Dr. Cortni Borgerson cuts a ‘sushi roll’ containing pan grilled cicadas.
by WorldTribune Staff, June 21, 2021
NBC News, which has been biting at the chomp to gallop past CNN in the Woke Network Derby for some time now, is serving up its latest soulless globalist fare. And we mean that literally.
NBC wants America to eat its bugs.
“Newsflash, America: Almost everybody eats bugs but us,” the June 20 piece posted in the network's “Health & Technology” section of its website begins. Cortni Borgerson, a professor of anthropology at Montclair State University, is the author. Taxpayer-funded NPR calls her a “cicada enthusiast” – that’s a gastronomical reference, not an entomology note.
Borgerson’s NBC piece is predictably chockful of rebukes of burger-loving Westerners for failing to be good world citizens and munch on insects like so many other more evolved cultures do.
“It may have surprised you to read about how the large Brood X cicadas, emerging after 17 years underground, make for a delicious meal. But in fact, insects are a staple of diets around the world, and we’re just catching up,” Borgerson writes.
Not buying it? Borgerson and NBC are here to inform you that you are the weird one:
Other cultures have known how enjoyable insects are for millennia. Today, 2,000 species are eaten by more than 2 billion people. In every corner of the world, people are dining on bugs like sakondry, mopane, grasshoppers and, of course, cicadas. Many cultures even consider them a delicacy — because they are.

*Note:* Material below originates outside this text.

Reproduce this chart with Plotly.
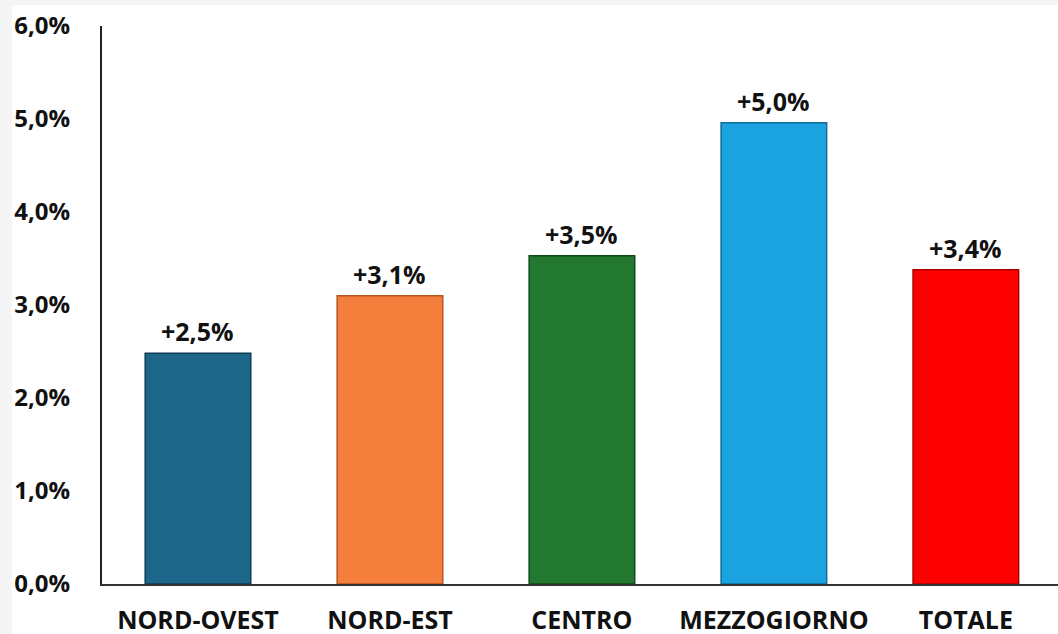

And, really, you don’t know what you are missing out on:
And most of the edible bugs you’ll encounter actually taste really good. I promise. Cicadas have a nutty, pork-like flavor — if you prepare them a certain way, they can even resemble a giant meaty sunflower seed. Sakondry are known as “the bacon bug” because they actually do taste like bacon. Chapulines (grasshoppers) have the flavor of a sweet, smoky tender jerky with a crispy chicken skin exterior. Green ants have a zesty quality.
You’d be surprised how quickly you’ll forget about a tender ribeye after you’ve chowed down on a plate full of crawling caviar:
There’s also none of that squishy stuff you might associate with eating an insect. Their texture is like other meats when cooked, and their legs and wings crisp up in the heat like chicken skin. It’s just meat; an often-overlooked meat that’s one of the keys to creating a sustainable food system. So, if they’re good for the environment, good for you, and taste great, why haven’t they caught on in America until now?
This question is the cue for the Western Civilization bashing and pandering to an idealized “global south” societal structure. “[D]ifferences in food cultures have often been used to reinforce cultural identity and stereotype the people and cultures in warmer climates,” Borgerson asserts.
The usual arguments about “sustainability” and saving the planet are also trotted out. But underlying it all is the overarching theme that having Americans eat bugs will move the planet one step closer to that united global village so cherished by our Elites:
Our recognition of the interconnectedness between our health and that of the planet is increasing. And where we once might have used novel foods to distance ourselves from “others,” our food culture is now defined by the very diversity that makes this country great.
It’s easy to laugh all this off but a hallmark of social revolutions throughout history is the politicization of every aspect of human existence. Nothing will remain outside of the circle of transformation. And so it will be with food. Borgerson has a vision of a future she believes is just around the corner. It shows just how deep the systemic change will run:
[W]e are turning the corner. It won’t be long before you’re seeing frozen insects in your local supermarket and munching on a bowl of bugs at your local bar. Or, if you’re like me, packing a bag of cicadas in your kids’ lunchboxes.
There is an implied threat behind that paragraph: You won't be able to avoid this. It will reach into your everyday life.
Ridiculous? Well, what if someone had told you just two years ago that you’d be wrapping your mouth and nose in a microfiber diaper every time you ventured out of your home to buy toilet paper or toothpaste for over 12 months?